Comprehensive evaluations are conducted on diverse mathematical reasoning benchmarks (AIME2425, BrUMO25, HMMT, BeyondAIME, HLE, IMOAnswerBench) and broad general-purpose tasks. Free()LM is deployed across backbone models ranging from 8B to 685B parameters, as well as cross-model settings with DeepSeek-V3.2-Speciale. Key findings are summarized as follows:

Active Pruning Yields Superior Performance: Free()LM consistently improves pass@1 scores across model scales and reduces average response lengths by 12–27%. On the challenging HLE benchmark, Free()LM mitigates total collapse—restoring accuracy from 0% up to ~50% when reasoning chains exceed 80k tokens.
Robustness on General Tasks: On short-reasoning benchmarks (BBH, MMLU-Pro, GPQA-Diamond), Free()LM matches baseline accuracy, confirming the safety of periodic cleaning without degradation on standard queries.
Case Study Contrasts Logic-Aware vs. Heuristic Deletion: Free()LM precisely prunes redundancy; ICL-based approaches (e.g., Gemini) frequently misjudge critical content, triggering unnecessary regeneration and wasted compute.
Figure 3: On HLE, Free()LM substantially reduces context length (by ~45%) and rebounds accuracy on long trajectories, whereas vanilla Qwen3-235B-A22B collapses for paths over 80k tokens.
Cross-Model Plug-and-Play Deployment: The Free-Module trained on Qwen3-8B generalizes to Qwen3-235B-A22B and DeepSeek-V3.2-Speciale, elevating pass@1 by up to 2.3% and compacting response length by 45.99%. This demonstrates potential for universal context pruning services, decoupling memory management from backbone internals.

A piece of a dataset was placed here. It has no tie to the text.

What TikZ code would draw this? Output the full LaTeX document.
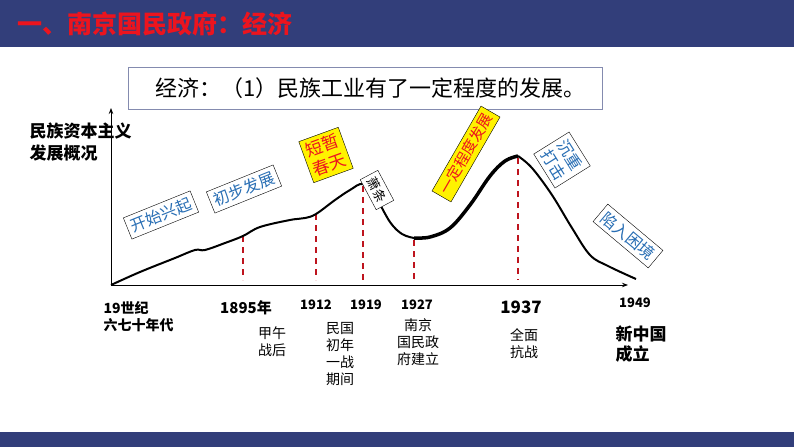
\documentclass[tikz,border=0pt]{standalone}
\usepackage{fontspec}
\setmainfont{Noto Sans CJK SC}
\usetikzlibrary{arrows.meta}
\definecolor{navy}{RGB}{50,62,122}
\definecolor{ttl}{RGB}{236,20,30}
\definecolor{lbl}{RGB}{40,110,180}
\definecolor{dred}{RGB}{190,20,30}
\tikzset{
 tag/.style={draw=black,fill=white,text=lbl,font=\fontsize{16}{19}\selectfont,inner sep=4pt,align=center},
 ytag/.style={draw=black,fill=yellow,text=ttl,font=\fontsize{17}{20}\selectfont,inner sep=4pt,align=center},
 guide/.style={dred,line width=2pt,dash pattern=on 6pt off 5pt},
 yr/.style={font=\bfseries\fontsize{13}{15}\selectfont},
 sub/.style={font=\fontsize{14}{17}\selectfont,align=center},
}
\begin{document}
\begin{tikzpicture}[x=1pt,y=-1pt]
\useasboundingbox (0,0) rectangle (794,447);
\fill[navy] (0,0) rectangle (794,47);
\fill[navy] (0,432) rectangle (794,447);
\node[anchor=west,text=ttl,font=\bfseries\fontsize{25}{28}\selectfont] (title) at (14,24) {一、南京国民政府：经济};
\node[draw=navy!60,minimum width=474pt,minimum height=42pt,font=\fontsize{22}{25}\selectfont,anchor=west,inner sep=0pt] (head) at (128,88) {\hspace{0.5em}经济：（1）民族工业有了一定程度的发展。\hfill};
\node[anchor=west,font=\bfseries\fontsize{17}{22}\selectfont,align=left] (ylab) at (26,142) {民族资本主义\\发展概况};
\coordinate (o) at (111,285);
\coordinate (yt) at (111,108);
\coordinate (xe) at (628,285);
\draw[-{Stealth[length=6pt]},line width=0.9pt] (o) -- (yt);
\draw[-{Stealth[length=6pt]},line width=0.9pt] (o) -- (xe);
\foreach \x/\y in {243/236,316/214,363/186,414/240,518/158}
  \draw[guide] (\x,\y) -- (\x,280);
\draw[line width=2pt,line join=round] plot[smooth,tension=0.6] coordinates {(111,285) (140,272) (175,258) (195,250) (205,250) (225,243) (243,236) (260,227) (290,220) (305,218) (316,214) (335,200) (350,190) (363,184) (375,196) (390,222) (402,234) (414,238)};
\draw[line width=3.5pt,line join=round] plot[smooth,tension=0.6] coordinates {(414,238) (430,237) (450,228) (470,205) (490,176) (505,161) (518,156)};
\draw[line width=2pt,line join=round] plot[smooth,tension=0.6] coordinates {(518,156) (532,168) (552,195) (572,228) (590,255) (608,266) (636,279)};
\node[tag,rotate=22] (t1) at (161,215) {开始兴起};
\node[tag,rotate=22] (t2) at (244,189) {初步发展};
\node[ytag,rotate=20] (t3) at (326,155) {短暂\\春天};
\node[draw=black,fill=white,font=\fontsize{13}{15}\selectfont,inner sep=4pt,rotate=-62] (t4) at (377,190) {萧条};
\node[ytag,rotate=60,font=\fontsize{15}{18}\selectfont] (t5) at (466,154) {一定程度发展};
\node[tag,rotate=-58] (t6) at (562,160) {沉重\\打击};
\node[tag,rotate=-40] (t7) at (628,236) {陷入困境};
\node[yr,anchor=north west,align=left,font=\bfseries\fontsize{14}{17}\selectfont] (y0) at (100,298) {19世纪\\六七十年代};
\node[yr,font=\bfseries\fontsize{15}{17}\selectfont] (y1) at (246,308) {1895年};
\node[yr] (y2) at (316,305) {1912};
\node[yr] (y3) at (366,305) {1919};
\node[yr] (y4) at (417,305) {1927};
\node[yr,font=\bfseries\fontsize{17}{19}\selectfont] (y5) at (521,307) {1937};
\node[yr] (y6) at (635,303) {1949};
\node[sub] (s1) at (272,342) {甲午\\战后};
\node[sub] (s2) at (340,354) {民国\\初年\\一战\\期间};
\node[sub] (s3) at (418,342) {南京\\国民政\\府建立};
\node[sub] (s4) at (524,344) {全面\\抗战};
\node[yr,font=\bfseries\fontsize{17}{20}\selectfont,align=left] (s5) at (641,344) {新中国\\成立};
\end{tikzpicture}
\end{document}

System Impact and Engineering Considerations

The Free()LM framework introduces a moderate latency overhead (~56%) due to decoding and re-prefilling steps, but achieves substantial KV cache savings (up to 45%). Optimizing serving frameworks for direct cache pruning could reduce overhead further, facilitating scalable deployment in bandwidth-constrained environments.

Relation to Prior Work

Free()LM advances the state-of-the-art in memory management, distinctly departing from throughput-centric heuristics in KV cache compression and contexts window expansion. Unlike prior work—predominantly focused on length control or attention-based token importance—Free()LM delivers trainable, logic-aware pruning directly aligned with inference dynamics. It complements architectural advances like ALiBi, LongRoPE, and Ring Attention, but redefines scaling laws by emphasizing the necessity of forgetting as a core ingredient for sustainable intelligence.

Conclusion

Free()LM establishes active forgetting as an indispensable capability for long-horizon reasoning in LLMs. By augmenting malloc-only models with systematized free() operations, the framework reclaims reasoning power, mitigates context pollution, and consolidates concise, noise-free chains of logic. The plug-and-play Free-Module achieves strong empirical gains, cross-model generalization, and memory savings, underscoring both practical and theoretical implications: memory management must be bidirectional—malloc is not enough, free() unlocks scalable intelligence. Future directions encompass universal context-pruning services and further architectural integration for latency minimization.